> [Written exercise]:
Retype the opening lines of the listing below, ending with the line that contains "főösszeg arányai 2008.", and leave out any pictures.

> [Data extract]:
** BEGIN **

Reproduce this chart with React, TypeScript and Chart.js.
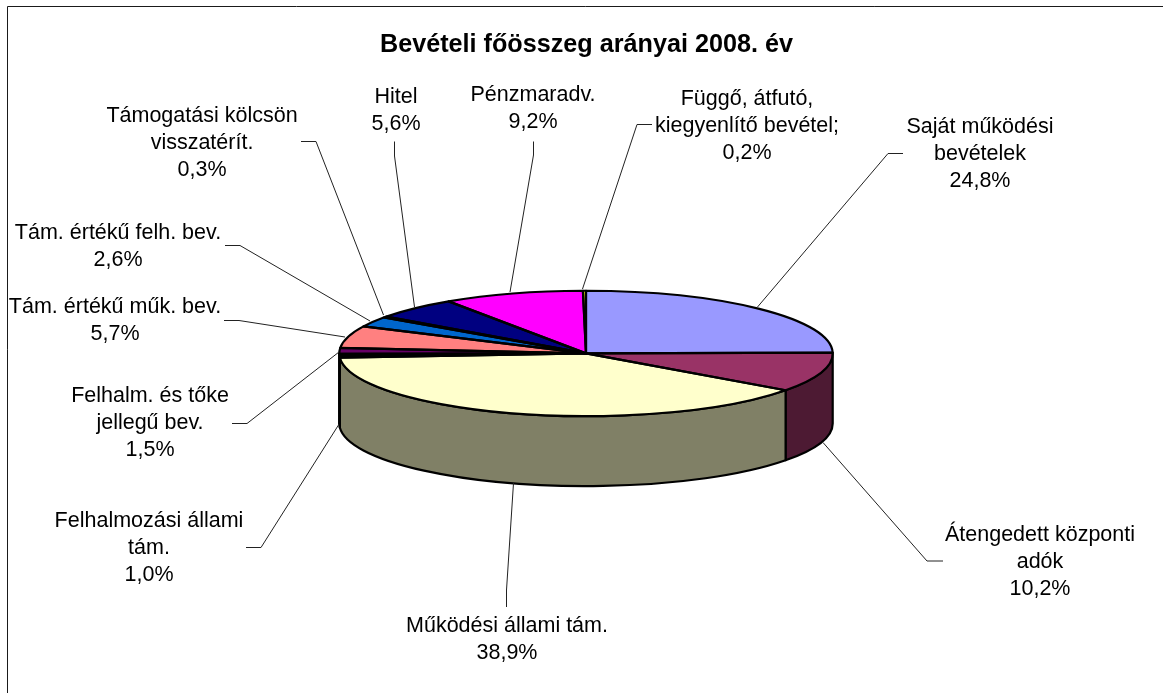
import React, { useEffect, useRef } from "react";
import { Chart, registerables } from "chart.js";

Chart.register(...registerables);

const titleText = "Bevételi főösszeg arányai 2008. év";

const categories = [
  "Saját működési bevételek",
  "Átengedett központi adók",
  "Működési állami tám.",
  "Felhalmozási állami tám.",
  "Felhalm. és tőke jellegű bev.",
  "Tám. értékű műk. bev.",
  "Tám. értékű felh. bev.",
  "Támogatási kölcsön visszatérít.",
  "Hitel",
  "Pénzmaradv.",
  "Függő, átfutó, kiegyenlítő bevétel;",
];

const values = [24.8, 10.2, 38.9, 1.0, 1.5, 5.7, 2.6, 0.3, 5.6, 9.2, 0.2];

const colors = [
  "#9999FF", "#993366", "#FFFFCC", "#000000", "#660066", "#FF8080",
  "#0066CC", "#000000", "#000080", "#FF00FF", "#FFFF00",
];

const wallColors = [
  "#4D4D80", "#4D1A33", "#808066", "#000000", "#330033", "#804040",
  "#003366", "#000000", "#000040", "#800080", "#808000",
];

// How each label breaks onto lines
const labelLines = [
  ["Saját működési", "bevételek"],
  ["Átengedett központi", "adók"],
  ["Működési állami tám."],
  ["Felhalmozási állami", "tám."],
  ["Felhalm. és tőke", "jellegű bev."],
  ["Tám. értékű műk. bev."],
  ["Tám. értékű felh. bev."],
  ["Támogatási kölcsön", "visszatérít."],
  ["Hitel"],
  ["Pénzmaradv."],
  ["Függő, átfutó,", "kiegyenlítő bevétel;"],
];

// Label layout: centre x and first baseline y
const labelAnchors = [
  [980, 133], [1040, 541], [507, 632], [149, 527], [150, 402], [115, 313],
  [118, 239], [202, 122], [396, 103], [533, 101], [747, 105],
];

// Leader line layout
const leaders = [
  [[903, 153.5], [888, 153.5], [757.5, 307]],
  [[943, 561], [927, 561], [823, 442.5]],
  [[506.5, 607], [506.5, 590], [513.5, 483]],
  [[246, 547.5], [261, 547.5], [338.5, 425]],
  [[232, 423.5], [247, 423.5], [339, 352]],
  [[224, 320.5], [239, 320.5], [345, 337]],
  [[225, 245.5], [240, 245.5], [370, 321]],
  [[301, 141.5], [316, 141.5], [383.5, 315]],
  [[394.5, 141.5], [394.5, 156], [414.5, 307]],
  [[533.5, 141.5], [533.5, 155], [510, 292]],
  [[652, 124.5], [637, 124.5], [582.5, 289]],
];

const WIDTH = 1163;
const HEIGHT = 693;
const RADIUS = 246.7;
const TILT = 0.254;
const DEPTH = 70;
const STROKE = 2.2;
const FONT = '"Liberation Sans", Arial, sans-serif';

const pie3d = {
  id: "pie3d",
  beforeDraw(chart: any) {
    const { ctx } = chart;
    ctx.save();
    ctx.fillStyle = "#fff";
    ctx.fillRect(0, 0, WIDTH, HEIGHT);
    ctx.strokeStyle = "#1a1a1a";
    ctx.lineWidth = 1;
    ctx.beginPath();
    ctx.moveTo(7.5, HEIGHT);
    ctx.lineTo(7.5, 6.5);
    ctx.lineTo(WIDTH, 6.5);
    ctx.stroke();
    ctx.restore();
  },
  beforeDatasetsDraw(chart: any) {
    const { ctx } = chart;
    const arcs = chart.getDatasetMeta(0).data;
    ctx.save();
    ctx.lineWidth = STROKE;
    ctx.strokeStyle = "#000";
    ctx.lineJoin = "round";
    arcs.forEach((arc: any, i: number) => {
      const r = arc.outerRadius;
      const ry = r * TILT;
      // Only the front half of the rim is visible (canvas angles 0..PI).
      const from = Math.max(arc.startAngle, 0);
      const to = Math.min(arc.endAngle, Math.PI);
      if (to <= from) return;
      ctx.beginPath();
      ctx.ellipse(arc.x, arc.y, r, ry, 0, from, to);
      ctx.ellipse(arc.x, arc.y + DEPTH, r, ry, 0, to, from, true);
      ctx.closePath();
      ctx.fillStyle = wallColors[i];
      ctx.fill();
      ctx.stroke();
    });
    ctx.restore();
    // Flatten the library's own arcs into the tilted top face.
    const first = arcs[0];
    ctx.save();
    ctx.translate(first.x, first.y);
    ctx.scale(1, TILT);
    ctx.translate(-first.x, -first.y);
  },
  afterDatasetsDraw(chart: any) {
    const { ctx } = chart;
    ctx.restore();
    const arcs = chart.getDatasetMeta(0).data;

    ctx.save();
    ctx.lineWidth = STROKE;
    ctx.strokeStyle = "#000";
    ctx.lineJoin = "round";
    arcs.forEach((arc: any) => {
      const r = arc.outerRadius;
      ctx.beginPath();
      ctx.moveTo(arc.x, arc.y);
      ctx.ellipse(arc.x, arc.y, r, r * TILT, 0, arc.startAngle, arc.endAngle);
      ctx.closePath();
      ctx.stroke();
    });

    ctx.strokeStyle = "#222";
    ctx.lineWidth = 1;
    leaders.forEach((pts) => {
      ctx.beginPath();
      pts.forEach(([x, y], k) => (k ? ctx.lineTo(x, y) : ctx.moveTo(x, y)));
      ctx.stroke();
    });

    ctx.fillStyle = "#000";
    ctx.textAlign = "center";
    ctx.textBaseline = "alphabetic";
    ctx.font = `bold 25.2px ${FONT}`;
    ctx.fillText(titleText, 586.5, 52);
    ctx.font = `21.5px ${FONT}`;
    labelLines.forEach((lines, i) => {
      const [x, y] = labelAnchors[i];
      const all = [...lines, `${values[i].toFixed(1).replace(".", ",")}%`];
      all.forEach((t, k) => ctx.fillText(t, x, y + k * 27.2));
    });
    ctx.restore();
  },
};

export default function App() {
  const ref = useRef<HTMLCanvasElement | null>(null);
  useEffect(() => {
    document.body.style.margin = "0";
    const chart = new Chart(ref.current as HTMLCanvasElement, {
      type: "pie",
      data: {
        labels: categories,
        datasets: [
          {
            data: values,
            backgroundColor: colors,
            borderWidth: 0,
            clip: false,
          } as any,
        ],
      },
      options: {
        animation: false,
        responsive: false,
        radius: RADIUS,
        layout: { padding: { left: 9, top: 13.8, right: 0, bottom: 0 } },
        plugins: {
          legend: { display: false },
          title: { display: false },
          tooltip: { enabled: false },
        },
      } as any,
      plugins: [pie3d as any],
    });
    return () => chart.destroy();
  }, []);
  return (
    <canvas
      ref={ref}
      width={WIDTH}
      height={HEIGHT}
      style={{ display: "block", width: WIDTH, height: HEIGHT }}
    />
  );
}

** END **

> [Result for this task]:
Reproduce this chart with React, TypeScript and Chart.js.
import React, { useEffect, useRef } from "react";
import { Chart, registerables } from "chart.js";

Chart.register(...registerables);

const titleText = "Bevételi főösszeg arányai 2008. év";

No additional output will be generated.